#### Data lines:
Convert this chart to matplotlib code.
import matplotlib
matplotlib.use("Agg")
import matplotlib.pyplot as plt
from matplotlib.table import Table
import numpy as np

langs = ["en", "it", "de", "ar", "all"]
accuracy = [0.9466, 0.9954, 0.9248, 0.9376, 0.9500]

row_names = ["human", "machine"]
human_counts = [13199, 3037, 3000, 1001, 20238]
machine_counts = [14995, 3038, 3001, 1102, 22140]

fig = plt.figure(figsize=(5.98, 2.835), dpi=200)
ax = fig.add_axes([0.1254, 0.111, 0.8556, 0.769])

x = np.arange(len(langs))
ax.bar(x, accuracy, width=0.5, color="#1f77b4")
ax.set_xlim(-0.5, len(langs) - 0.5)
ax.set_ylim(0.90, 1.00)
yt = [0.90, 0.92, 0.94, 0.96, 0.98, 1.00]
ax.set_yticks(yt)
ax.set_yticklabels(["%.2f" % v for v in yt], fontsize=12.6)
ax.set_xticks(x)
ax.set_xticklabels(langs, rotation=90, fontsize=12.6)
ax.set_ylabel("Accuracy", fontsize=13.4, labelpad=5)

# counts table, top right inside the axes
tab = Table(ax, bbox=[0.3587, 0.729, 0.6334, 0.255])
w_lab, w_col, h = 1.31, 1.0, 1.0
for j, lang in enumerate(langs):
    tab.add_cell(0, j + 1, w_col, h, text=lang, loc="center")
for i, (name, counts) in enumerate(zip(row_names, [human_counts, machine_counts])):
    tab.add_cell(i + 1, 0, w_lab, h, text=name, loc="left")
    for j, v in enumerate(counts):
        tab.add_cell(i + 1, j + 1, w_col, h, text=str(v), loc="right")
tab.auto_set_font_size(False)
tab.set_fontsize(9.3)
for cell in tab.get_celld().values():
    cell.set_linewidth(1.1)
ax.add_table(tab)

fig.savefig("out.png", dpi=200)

#### Required work:
Set down, exactly as written, each line of the data from its opening line through the one containing "accuracy = [0.9466, 0.9954, 0.9248, 0.9376, 0.9500]". Output nothing more.

#### Written reply:
Convert this chart to matplotlib code.
import matplotlib
matplotlib.use("Agg")
import matplotlib.pyplot as plt
from matplotlib.table import Table
import numpy as np

langs = ["en", "it", "de", "ar", "all"]
accuracy = [0.9466, 0.9954, 0.9248, 0.9376, 0.9500]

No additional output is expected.